EXERCISE REQUIREMENTS:
Images should be left out, and everything else in the listing reproduced exactly.

#### DATA SEGMENT ####

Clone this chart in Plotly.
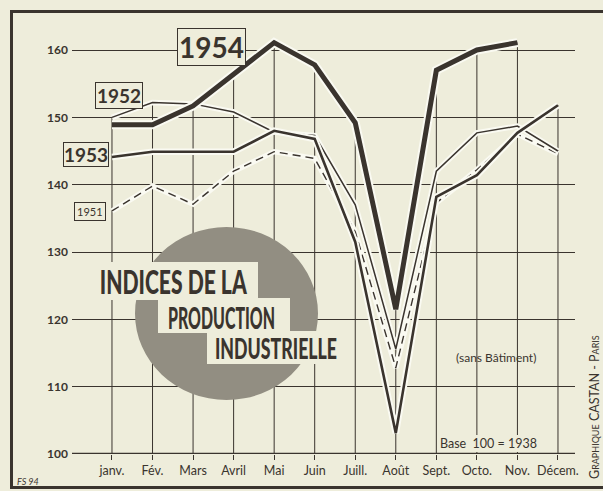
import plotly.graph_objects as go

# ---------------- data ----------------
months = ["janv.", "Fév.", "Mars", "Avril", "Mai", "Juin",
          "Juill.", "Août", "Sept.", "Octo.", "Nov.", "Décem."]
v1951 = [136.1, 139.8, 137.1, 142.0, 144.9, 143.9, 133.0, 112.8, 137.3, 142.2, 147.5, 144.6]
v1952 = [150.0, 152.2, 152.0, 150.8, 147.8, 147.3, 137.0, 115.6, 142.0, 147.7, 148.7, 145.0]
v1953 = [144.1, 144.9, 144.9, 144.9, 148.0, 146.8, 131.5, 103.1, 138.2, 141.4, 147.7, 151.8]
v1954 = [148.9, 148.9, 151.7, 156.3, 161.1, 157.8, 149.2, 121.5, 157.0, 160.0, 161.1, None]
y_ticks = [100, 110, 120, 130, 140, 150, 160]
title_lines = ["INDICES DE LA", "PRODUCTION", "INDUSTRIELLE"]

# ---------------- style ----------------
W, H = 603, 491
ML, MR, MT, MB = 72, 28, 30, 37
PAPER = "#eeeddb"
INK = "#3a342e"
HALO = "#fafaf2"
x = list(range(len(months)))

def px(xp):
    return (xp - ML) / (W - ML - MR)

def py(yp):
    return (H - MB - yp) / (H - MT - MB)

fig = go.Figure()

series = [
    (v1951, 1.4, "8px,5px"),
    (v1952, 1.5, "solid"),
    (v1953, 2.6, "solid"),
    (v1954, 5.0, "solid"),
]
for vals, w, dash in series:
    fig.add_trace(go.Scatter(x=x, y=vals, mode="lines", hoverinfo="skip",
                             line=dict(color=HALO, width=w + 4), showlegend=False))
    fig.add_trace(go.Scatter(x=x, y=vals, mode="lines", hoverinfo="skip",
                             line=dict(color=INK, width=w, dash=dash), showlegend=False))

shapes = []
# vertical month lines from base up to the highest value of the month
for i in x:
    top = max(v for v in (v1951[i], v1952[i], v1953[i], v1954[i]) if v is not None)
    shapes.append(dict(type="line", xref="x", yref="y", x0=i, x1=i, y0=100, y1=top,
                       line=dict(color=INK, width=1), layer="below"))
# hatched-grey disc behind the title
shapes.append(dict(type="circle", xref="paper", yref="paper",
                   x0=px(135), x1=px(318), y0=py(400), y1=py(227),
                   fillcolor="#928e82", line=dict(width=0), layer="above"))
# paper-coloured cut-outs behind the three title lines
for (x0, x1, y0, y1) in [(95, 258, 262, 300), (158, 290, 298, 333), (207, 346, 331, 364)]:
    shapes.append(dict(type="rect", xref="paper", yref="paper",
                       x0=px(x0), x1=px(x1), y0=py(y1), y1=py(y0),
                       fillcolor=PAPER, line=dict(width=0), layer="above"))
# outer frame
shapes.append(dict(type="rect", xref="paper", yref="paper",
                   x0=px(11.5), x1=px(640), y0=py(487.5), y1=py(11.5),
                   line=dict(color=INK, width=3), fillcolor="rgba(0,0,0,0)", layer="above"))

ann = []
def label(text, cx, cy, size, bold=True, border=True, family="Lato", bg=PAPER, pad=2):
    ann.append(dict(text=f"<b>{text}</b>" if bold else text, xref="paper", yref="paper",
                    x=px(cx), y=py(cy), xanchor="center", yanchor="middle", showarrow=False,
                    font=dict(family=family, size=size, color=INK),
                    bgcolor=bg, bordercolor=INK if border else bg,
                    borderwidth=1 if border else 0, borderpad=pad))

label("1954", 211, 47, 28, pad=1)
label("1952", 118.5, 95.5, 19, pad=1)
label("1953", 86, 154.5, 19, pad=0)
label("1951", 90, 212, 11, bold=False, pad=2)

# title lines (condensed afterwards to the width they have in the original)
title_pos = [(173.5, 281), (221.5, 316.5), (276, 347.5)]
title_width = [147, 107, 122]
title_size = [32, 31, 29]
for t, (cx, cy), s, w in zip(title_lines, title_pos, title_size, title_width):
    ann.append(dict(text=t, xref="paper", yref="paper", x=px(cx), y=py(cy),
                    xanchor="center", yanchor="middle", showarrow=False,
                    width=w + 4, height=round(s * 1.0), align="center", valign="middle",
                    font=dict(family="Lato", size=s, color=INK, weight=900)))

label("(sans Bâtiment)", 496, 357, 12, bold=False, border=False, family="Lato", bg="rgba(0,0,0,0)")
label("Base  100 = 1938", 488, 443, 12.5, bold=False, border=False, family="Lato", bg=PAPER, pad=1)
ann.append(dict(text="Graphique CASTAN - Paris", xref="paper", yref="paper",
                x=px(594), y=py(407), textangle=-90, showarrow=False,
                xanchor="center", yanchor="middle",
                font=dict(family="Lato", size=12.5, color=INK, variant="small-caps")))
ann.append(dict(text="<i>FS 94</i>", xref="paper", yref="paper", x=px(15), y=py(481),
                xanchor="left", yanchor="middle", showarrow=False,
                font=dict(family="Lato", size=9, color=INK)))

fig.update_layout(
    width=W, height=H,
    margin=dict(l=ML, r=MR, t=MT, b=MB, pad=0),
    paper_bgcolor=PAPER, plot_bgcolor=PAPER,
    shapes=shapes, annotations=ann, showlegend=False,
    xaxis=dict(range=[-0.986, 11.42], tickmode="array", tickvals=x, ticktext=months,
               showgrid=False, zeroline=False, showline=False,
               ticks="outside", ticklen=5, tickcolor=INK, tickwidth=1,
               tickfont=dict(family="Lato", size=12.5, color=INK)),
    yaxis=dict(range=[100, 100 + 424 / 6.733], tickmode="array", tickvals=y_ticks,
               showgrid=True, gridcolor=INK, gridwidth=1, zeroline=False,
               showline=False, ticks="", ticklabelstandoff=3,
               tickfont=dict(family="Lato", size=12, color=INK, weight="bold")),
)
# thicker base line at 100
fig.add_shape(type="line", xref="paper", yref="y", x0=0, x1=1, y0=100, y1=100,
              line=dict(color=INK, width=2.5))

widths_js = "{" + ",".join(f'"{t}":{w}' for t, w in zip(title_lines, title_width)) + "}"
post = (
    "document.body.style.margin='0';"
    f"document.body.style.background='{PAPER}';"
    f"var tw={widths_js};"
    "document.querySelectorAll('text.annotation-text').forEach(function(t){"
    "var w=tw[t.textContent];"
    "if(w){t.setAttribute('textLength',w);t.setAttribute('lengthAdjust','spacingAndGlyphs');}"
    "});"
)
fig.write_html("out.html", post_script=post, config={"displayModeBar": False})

####

ANSWER:
Clone this chart in Plotly.
import plotly.graph_objects as go

# ---------------- data ----------------
months = ["janv.", "Fév.", "Mars", "Avril", "Mai", "Juin",
          "Juill.", "Août", "Sept.", "Octo.", "Nov.", "Décem."]
v1951 = [136.1, 139.8, 137.1, 142.0, 144.9, 143.9, 133.0, 112.8, 137.3, 142.2, 147.5, 144.6]
v1952 = [150.0, 152.2, 152.0, 150.8, 147.8, 147.3, 137.0, 115.6, 142.0, 147.7, 148.7, 145.0]
v1953 = [144.1, 144.9, 144.9, 144.9, 148.0, 146.8, 131.5, 103.1, 138.2, 141.4, 147.7, 151.8]
v1954 = [148.9, 148.9, 151.7, 156.3, 161.1, 157.8, 149.2, 121.5, 157.0, 160.0, 161.1, None]
y_ticks = [100, 110, 120, 130, 140, 150, 160]
title_lines = ["INDICES DE LA", "PRODUCTION", "INDUSTRIELLE"]

# ---------------- style ----------------
W, H = 603, 491
ML, MR, MT, MB = 72, 28, 30, 37
PAPER = "#eeeddb"
INK = "#3a342e"
HALO = "#fafaf2"
x = list(range(len(months)))

def px(xp):
    return (xp - ML) / (W - ML - MR)

def py(yp):
    return (H - MB - yp) / (H - MT - MB)

fig = go.Figure()

series = [
    (v1951, 1.4, "8px,5px"),
    (v1952, 1.5, "solid"),
    (v1953, 2.6, "solid"),
    (v1954, 5.0, "solid"),
]
for vals, w, dash in series:
    fig.add_trace(go.Scatter(x=x, y=vals, mode="lines", hoverinfo="skip",
                             line=dict(color=HALO, width=w + 4), showlegend=False))
    fig.add_trace(go.Scatter(x=x, y=vals, mode="lines", hoverinfo="skip",
                             line=dict(color=INK, width=w, dash=dash), showlegend=False))

shapes = []
# vertical month lines from base up to the highest value of the month
for i in x:
    top = max(v for v in (v1951[i], v1952[i], v1953[i], v1954[i]) if v is not None)
    shapes.append(dict(type="line", xref="x", yref="y", x0=i, x1=i, y0=100, y1=top,
                       line=dict(color=INK, width=1), layer="below"))
# hatched-grey disc behind the title
shapes.append(dict(type="circle", xref="paper", yref="paper",
                   x0=px(135), x1=px(318), y0=py(400), y1=py(227),
                   fillcolor="#928e82", line=dict(width=0), layer="above"))
# paper-coloured cut-outs behind the three title lines
for (x0, x1, y0, y1) in [(95, 258, 262, 300), (158, 290, 298, 333), (207, 346, 331, 364)]:
    shapes.append(dict(type="rect", xref="paper", yref="paper",
                       x0=px(x0), x1=px(x1), y0=py(y1), y1=py(y0),
                       fillcolor=PAPER, line=dict(width=0), layer="above"))
# outer frame
shapes.append(dict(type="rect", xref="paper", yref="paper",
                   x0=px(11.5), x1=px(640), y0=py(487.5), y1=py(11.5),
                   line=dict(color=INK, width=3), fillcolor="rgba(0,0,0,0)", layer="above"))

ann = []
def label(text, cx, cy, size, bold=True, border=True, family="Lato", bg=PAPER, pad=2):
    ann.append(dict(text=f"<b>{text}</b>" if bold else text, xref="paper", yref="paper",
                    x=px(cx), y=py(cy), xanchor="center", yanchor="middle", showarrow=False,
                    font=dict(family=family, size=size, color=INK),
                    bgcolor=bg, bordercolor=INK if border else bg,
                    borderwidth=1 if border else 0, borderpad=pad))

label("1954", 211, 47, 28, pad=1)
label("1952", 118.5, 95.5, 19, pad=1)
label("1953", 86, 154.5, 19, pad=0)
label("1951", 90, 212, 11, bold=False, pad=2)

# title lines (condensed afterwards to the width they have in the original)
title_pos = [(173.5, 281), (221.5, 316.5), (276, 347.5)]
title_width = [147, 107, 122]
title_size = [32, 31, 29]
for t, (cx, cy), s, w in zip(title_lines, title_pos, title_size, title_width):
    ann.append(dict(text=t, xref="paper", yref="paper", x=px(cx), y=py(cy),
                    xanchor="center", yanchor="middle", showarrow=False,
                    width=w + 4, height=round(s * 1.0), align="center", valign="middle",
                    font=dict(family="Lato", size=s, color=INK, weight=900)))

label("(sans Bâtiment)", 496, 357, 12, bold=False, border=False, family="Lato", bg="rgba(0,0,0,0)")
label("Base  100 = 1938", 488, 443, 12.5, bold=False, border=False, family="Lato", bg=PAPER, pad=1)
ann.append(dict(text="Graphique CASTAN - Paris", xref="paper", yref="paper",
                x=px(594), y=py(407), textangle=-90, showarrow=False,
                xanchor="center", yanchor="middle",
                font=dict(family="Lato", size=12.5, color=INK, variant="small-caps")))
ann.append(dict(text="<i>FS 94</i>", xref="paper", yref="paper", x=px(15), y=py(481),
                xanchor="left", yanchor="middle", showarrow=False,
                font=dict(family="Lato", size=9, color=INK)))

fig.update_layout(
    width=W, height=H,
    margin=dict(l=ML, r=MR, t=MT, b=MB, pad=0),
    paper_bgcolor=PAPER, plot_bgcolor=PAPER,
    shapes=shapes, annotations=ann, showlegend=False,
    xaxis=dict(range=[-0.986, 11.42], tickmode="array", tickvals=x, ticktext=months,
               showgrid=False, zeroline=False, showline=False,
               ticks="outside", ticklen=5, tickcolor=INK, tickwidth=1,
               tickfont=dict(family="Lato", size=12.5, color=INK)),
    yaxis=dict(range=[100, 100 + 424 / 6.733], tickmode="array", tickvals=y_ticks,
               showgrid=True, gridcolor=INK, gridwidth=1, zeroline=False,
               showline=False, ticks="", ticklabelstandoff=3,
               tickfont=dict(family="Lato", size=12, color=INK, weight="bold")),
)
# thicker base line at 100
fig.add_shape(type="line", xref="paper", yref="y", x0=0, x1=1, y0=100, y1=100,
              line=dict(color=INK, width=2.5))

widths_js = "{" + ",".join(f'"{t}":{w}' for t, w in zip(title_lines, title_width)) + "}"
post = (
    "document.body.style.margin='0';"
    f"document.body.style.background='{PAPER}';"
    f"var tw={widths_js};"
    "document.querySelectorAll('text.annotation-text').forEach(function(t){"
    "var w=tw[t.textContent];"
    "if(w){t.setAttribute('textLength',w);t.setAttribute('lengthAdjust','spacingAndGlyphs');}"
    "});"
)
fig.write_html("out.html", post_script=post, config={"displayModeBar": False})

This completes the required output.